NASA budget in 1966* - $32,106m
NASA budget in 1969* - $21,376m
NASA budget in 1970* - $18,768m
NASA budget in 1975* - $11,131m
NASA budget in 2011 - $19,450m
*adjusted for inflation to 2007 dollar value
NASA has actually had some very generous budgets since the 80's, after the lean years in the 70's. The space shuttle program was conceived in the 70's, when the US government was saying "Okay, now what?" and the spacey-wacey fellas had to come up with an answer. They managed to get it off the ground (literally) in the early 80's, apparently suitably impressing Congress enough to wrangle some cash out of it.
However, the space shuttle has really been a massive money-sink. It was just the other week when I read someone arguing that the scrapping of the space shuttle is the best thing that could have happened to get NASA off its ass. Their budget is ample, but they haven't been able to accomplish much because they've had this fleet of big whales on the launchpads and these costly missions made up just so the shuttle would have something to do. I'm inclined to agree.

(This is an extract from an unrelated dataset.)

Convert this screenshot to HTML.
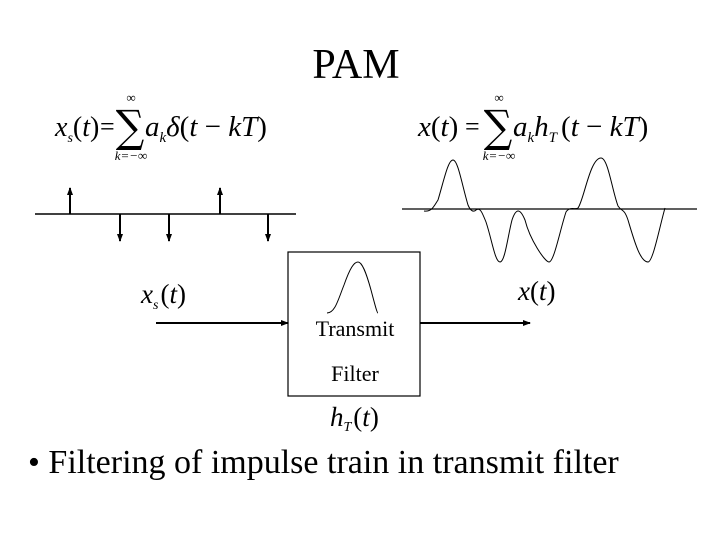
<!DOCTYPE html>
<html><head><meta charset="utf-8"><style>
html,body{margin:0;padding:0;background:#fff;}
svg{display:block;}
text{font-family:"Liberation Serif",serif;fill:#000;}
</style></head><body>
<svg width="720" height="540" viewBox="0 0 720 540" xmlns="http://www.w3.org/2000/svg">
<defs>
<marker id="ah" markerWidth="8" markerHeight="8" refX="7" refY="4" orient="auto" markerUnits="userSpaceOnUse">
<path d="M0,1 L8,4 L0,7 Z" fill="#000"/></marker>
</defs>
<text x="356" y="78" font-size="42" text-anchor="middle">PAM</text>

<!-- left formula -->
<text x="55" y="136" font-size="28"><tspan font-style="italic">x</tspan><tspan font-size="14" font-style="italic" dy="6">s</tspan><tspan dy="-6">(</tspan><tspan font-style="italic">t</tspan><tspan>)</tspan></text>
<text x="100" y="135" font-size="26">=</text>
<text x="145" y="136" font-size="29"><tspan font-style="italic">a</tspan><tspan font-size="15" font-style="italic" dy="6">k</tspan><tspan dy="-6" font-style="italic">δ</tspan><tspan>(</tspan><tspan font-style="italic">t</tspan><tspan> − </tspan><tspan font-style="italic">kT</tspan><tspan>)</tspan></text>
<text x="130" y="140" font-size="40" text-anchor="middle" transform="translate(130 127) scale(1 1.1) translate(-130 -127)" style="font-family:'DejaVu Serif',serif">∑</text>
<text x="131" y="102" font-size="13" text-anchor="middle">∞</text>
<text x="131" y="160" font-size="13" text-anchor="middle" font-style="italic">k=−∞</text>

<!-- right formula -->
<text x="418" y="136" font-size="29"><tspan font-style="italic">x</tspan><tspan>(</tspan><tspan font-style="italic">t</tspan><tspan>)</tspan></text>
<text x="465" y="135" font-size="26">=</text>
<text x="513" y="136" font-size="29"><tspan font-style="italic">a</tspan><tspan font-size="15" font-style="italic" dy="6">k</tspan><tspan dy="-6" font-style="italic">h</tspan><tspan font-size="15" font-style="italic" dy="6">T</tspan><tspan dy="-6" dx="4">(</tspan><tspan font-style="italic">t</tspan><tspan> − </tspan><tspan font-style="italic">kT</tspan><tspan>)</tspan></text>
<text x="498" y="140" font-size="40" text-anchor="middle" transform="translate(498 127) scale(1 1.1) translate(-498 -127)" style="font-family:'DejaVu Serif',serif">∑</text>
<text x="499" y="102" font-size="13" text-anchor="middle">∞</text>
<text x="499" y="160" font-size="13" text-anchor="middle" font-style="italic">k=−∞</text>

<!-- impulse train -->
<line x1="35" y1="214" x2="296" y2="214" stroke="#000" stroke-width="1.5"/>
<g stroke="#000" stroke-width="2" marker-end="url(#ah)">
<line x1="70" y1="214" x2="70" y2="188"/>
<line x1="220" y1="214" x2="220" y2="188"/>
<line x1="120" y1="214" x2="120" y2="241"/>
<line x1="169" y1="214" x2="169" y2="241"/>
<line x1="268" y1="214" x2="268" y2="241"/>
</g>

<!-- output waveform -->
<line x1="402" y1="209" x2="697" y2="209" stroke="#000" stroke-width="1.2"/>
<path d="M424,211 C432,212 434,206 438,200 C444,180 448,160 453,160 C458,160 462,185 468,205 C471,212 474,212 476,210 C480,207 482,212 486,222 C492,240 495,262 500,262 C505,262 508,235 512,220 C516,208 520,208 525,220 C530,240 545,262 549,262 C554,262 560,230 566,212 C570,206 575,210 578,208 C584,200 590,158 601,158 C608,158 612,190 618,206 C622,212 624,208 628,220 C634,240 640,262 648,262 C653,262 660,225 665,208" fill="none" stroke="#000" stroke-width="1"/>

<!-- block diagram -->
<rect x="288" y="252" width="132" height="144" fill="none" stroke="#000" stroke-width="1.2"/>
<path d="M327,313 C335,313 338,300 344,285 C350,268 354,262 358,262 C362,262 366,272 371,290 C375,305 377,313 378,313" fill="none" stroke="#000" stroke-width="1"/>
<text x="355" y="336" font-size="22" text-anchor="middle">Transmit</text>
<text x="355" y="381" font-size="22" text-anchor="middle">Filter</text>
<line x1="156" y1="323" x2="288" y2="323" stroke="#000" stroke-width="2" marker-end="url(#ah)"/>
<line x1="420" y1="323" x2="530" y2="323" stroke="#000" stroke-width="2" marker-end="url(#ah)"/>
<text x="141" y="303" font-size="27"><tspan font-style="italic">x</tspan><tspan font-size="14" font-style="italic" dy="6">s</tspan><tspan dy="-6" dx="2">(</tspan><tspan font-style="italic">t</tspan><tspan>)</tspan></text>
<text x="518" y="300" font-size="27"><tspan font-style="italic">x</tspan><tspan>(</tspan><tspan font-style="italic">t</tspan><tspan>)</tspan></text>
<text x="330" y="426" font-size="27"><tspan font-style="italic">h</tspan><tspan font-size="14" font-style="italic" dy="5">T</tspan><tspan dy="-5" dx="2">(</tspan><tspan font-style="italic">t</tspan><tspan>)</tspan></text>

<text x="28" y="473" font-size="34">• Filtering of impulse train in transmit filter</text>
</svg>
</body></html>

The space shuttle was designed to be reusable, but the constant complications and expenses of maintaining a shuttle fit for re-entry makes the whole thing a big funeral pyre for money. One shuttle mission costs just as much as a whole modern rocket like the Taurus, for example (perhaps a rocket that's less of a complete failure would have been a better example, but it's a bit tricky to dig up launch costs for these things). And that's just taking the single flight into account. If you take the cost of the entire shuttle program and divide it by the number of missions, it comes out to one point five billion dollars per launch.
The shuttle was a milestone of scientific and engineering progress, but it was a dead end. Let NASA and the rest go back to the drawing board and come up with a proper, intelligent, modern solution.